§ PROBLEM: In the records below, begin at the line that has "Generate a Python" and stop after the line that has "pw, ph = W - ML - MR, H - MT - MB"; quote those lines verbatim and nothing more.

§ INPUT FOR THIS TASK:
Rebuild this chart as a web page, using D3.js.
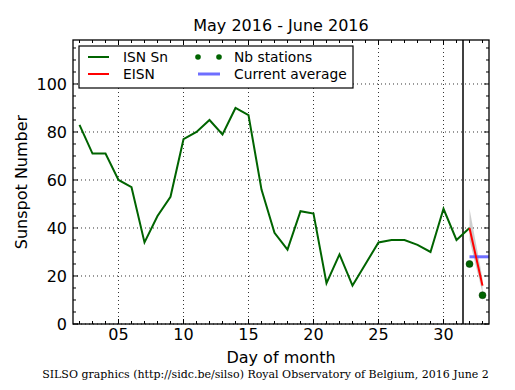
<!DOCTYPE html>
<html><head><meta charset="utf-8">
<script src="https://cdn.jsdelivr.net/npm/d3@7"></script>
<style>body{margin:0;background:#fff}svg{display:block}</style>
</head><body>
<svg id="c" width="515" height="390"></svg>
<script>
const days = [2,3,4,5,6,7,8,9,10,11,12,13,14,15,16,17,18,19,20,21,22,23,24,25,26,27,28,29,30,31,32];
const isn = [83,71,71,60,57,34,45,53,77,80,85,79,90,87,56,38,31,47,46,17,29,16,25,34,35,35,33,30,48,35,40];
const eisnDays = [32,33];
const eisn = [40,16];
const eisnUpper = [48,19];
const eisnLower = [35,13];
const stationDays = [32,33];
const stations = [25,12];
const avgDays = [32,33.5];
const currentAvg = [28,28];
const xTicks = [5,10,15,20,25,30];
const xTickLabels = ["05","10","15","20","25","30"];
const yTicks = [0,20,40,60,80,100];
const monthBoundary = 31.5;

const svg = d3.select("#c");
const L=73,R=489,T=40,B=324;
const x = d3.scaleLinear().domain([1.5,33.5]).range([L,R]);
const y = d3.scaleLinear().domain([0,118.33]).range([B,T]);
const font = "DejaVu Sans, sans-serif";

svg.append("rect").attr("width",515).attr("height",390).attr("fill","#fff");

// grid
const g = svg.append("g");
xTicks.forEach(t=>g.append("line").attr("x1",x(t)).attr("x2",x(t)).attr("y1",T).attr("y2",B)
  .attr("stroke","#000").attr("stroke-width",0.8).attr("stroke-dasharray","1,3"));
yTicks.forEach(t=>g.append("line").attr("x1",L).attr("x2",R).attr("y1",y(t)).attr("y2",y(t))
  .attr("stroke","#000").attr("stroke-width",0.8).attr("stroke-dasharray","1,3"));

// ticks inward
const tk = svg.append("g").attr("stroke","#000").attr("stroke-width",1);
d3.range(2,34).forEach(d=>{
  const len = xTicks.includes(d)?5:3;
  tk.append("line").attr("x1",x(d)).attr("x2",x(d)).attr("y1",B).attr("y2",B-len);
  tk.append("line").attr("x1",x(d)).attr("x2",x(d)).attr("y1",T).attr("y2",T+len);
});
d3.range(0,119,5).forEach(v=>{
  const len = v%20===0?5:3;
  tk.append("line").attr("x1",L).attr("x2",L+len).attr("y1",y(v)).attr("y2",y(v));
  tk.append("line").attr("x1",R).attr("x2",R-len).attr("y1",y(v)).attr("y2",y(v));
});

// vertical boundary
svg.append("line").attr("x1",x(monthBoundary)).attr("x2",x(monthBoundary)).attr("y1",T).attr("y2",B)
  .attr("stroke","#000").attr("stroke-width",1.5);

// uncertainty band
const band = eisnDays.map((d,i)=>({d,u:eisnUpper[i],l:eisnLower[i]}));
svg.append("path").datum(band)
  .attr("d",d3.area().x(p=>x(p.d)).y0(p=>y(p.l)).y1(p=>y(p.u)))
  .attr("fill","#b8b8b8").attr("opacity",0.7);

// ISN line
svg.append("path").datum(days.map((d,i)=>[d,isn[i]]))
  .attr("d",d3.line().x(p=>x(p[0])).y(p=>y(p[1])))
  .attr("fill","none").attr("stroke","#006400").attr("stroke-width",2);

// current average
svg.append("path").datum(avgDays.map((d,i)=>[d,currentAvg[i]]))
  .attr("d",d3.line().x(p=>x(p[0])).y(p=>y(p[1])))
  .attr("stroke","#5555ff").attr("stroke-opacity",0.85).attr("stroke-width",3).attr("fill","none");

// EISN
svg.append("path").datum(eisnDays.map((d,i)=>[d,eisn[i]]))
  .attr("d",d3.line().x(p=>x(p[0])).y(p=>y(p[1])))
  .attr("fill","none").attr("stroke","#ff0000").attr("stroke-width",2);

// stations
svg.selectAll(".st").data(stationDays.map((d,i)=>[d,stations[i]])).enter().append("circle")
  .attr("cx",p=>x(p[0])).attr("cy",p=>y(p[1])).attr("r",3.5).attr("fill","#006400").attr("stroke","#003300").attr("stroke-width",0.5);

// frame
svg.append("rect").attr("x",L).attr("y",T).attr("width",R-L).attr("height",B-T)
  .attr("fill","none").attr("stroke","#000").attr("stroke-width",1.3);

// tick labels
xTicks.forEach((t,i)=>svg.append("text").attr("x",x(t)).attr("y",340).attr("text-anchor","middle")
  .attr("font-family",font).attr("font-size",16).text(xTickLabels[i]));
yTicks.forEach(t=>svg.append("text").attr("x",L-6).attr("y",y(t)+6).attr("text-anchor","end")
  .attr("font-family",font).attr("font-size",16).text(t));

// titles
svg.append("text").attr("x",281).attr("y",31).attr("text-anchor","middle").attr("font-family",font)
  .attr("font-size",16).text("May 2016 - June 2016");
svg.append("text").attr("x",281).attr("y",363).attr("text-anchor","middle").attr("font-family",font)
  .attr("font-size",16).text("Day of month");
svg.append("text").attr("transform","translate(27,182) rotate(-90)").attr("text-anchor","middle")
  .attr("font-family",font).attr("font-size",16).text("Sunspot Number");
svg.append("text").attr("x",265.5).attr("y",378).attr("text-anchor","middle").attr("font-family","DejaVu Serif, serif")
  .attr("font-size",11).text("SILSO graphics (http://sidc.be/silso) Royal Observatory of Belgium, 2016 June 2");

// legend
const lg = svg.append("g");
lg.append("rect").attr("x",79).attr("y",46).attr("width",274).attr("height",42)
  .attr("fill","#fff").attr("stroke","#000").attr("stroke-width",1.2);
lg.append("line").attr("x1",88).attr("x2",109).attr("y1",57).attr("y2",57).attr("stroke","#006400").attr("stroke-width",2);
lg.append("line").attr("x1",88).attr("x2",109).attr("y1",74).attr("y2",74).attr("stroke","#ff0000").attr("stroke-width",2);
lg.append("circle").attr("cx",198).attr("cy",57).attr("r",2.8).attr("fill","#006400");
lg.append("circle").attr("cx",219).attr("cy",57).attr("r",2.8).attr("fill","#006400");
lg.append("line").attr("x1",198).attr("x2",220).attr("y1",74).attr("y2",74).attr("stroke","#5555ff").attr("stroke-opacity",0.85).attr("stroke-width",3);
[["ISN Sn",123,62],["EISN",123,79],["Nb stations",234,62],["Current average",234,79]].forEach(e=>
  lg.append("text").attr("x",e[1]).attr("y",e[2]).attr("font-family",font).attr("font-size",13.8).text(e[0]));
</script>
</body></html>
---
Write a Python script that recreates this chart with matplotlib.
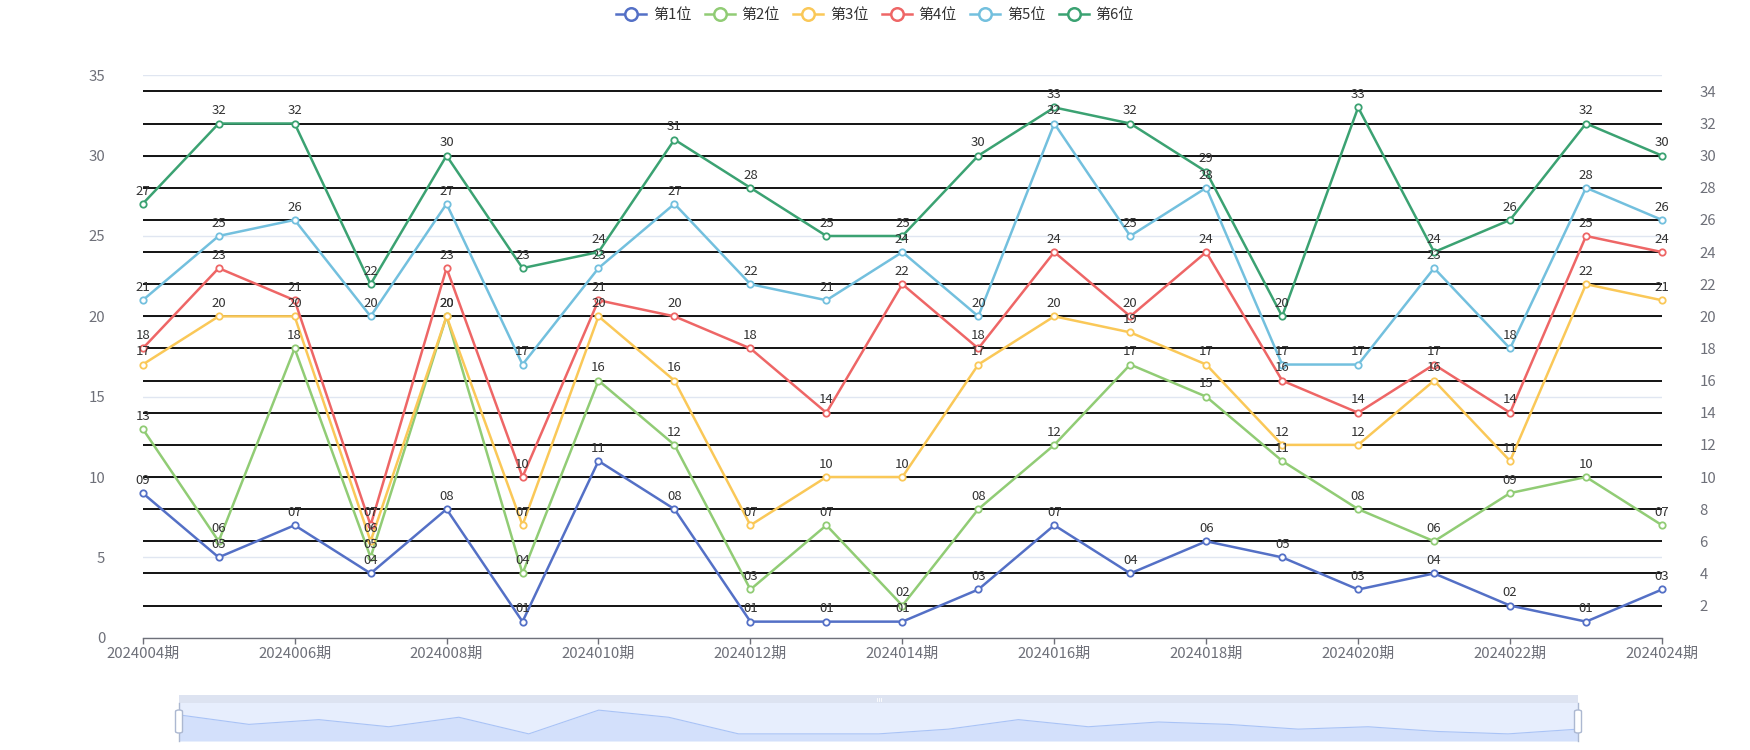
==
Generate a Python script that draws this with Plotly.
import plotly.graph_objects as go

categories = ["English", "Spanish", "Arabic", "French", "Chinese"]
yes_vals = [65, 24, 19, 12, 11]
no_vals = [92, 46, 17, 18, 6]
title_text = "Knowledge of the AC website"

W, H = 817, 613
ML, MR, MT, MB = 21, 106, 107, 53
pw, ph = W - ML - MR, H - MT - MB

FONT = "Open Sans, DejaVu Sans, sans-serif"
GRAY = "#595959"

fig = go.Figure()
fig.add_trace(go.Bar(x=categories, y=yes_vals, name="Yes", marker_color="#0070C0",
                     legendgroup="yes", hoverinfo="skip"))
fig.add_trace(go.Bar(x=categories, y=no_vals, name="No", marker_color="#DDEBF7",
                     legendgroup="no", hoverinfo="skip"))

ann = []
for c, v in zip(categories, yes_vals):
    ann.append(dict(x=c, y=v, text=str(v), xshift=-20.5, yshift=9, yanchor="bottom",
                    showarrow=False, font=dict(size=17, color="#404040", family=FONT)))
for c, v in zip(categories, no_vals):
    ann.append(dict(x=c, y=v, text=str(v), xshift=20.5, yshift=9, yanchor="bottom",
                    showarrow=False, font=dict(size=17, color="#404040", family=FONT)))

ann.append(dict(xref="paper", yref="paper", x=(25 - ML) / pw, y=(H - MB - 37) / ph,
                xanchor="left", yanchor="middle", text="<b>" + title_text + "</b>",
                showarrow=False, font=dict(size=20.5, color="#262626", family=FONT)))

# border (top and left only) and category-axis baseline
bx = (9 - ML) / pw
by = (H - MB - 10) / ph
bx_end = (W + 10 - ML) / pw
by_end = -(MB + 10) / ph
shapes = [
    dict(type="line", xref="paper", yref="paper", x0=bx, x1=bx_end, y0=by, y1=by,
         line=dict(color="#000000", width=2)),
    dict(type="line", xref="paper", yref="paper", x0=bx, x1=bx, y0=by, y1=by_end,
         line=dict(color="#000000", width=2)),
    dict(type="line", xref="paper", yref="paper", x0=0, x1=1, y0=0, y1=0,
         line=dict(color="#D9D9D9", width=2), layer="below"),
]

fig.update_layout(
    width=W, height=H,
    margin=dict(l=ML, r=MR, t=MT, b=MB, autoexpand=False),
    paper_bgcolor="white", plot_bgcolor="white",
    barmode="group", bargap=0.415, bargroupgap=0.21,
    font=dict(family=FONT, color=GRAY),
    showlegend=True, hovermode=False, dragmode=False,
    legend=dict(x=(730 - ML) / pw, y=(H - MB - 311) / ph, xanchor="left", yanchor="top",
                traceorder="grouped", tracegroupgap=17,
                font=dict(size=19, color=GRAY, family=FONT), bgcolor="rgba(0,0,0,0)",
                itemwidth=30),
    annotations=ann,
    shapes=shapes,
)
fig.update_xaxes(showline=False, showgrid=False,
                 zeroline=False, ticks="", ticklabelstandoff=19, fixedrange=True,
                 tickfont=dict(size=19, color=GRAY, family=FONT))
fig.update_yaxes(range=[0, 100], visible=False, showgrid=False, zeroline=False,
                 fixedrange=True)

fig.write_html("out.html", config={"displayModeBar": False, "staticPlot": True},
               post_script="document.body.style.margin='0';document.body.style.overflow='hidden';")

§ EXERCISE ANSWER:
Generate a Python script that draws this with Plotly.
import plotly.graph_objects as go

categories = ["English", "Spanish", "Arabic", "French", "Chinese"]
yes_vals = [65, 24, 19, 12, 11]
no_vals = [92, 46, 17, 18, 6]
title_text = "Knowledge of the AC website"

W, H = 817, 613
ML, MR, MT, MB = 21, 106, 107, 53
pw, ph = W - ML - MR, H - MT - MB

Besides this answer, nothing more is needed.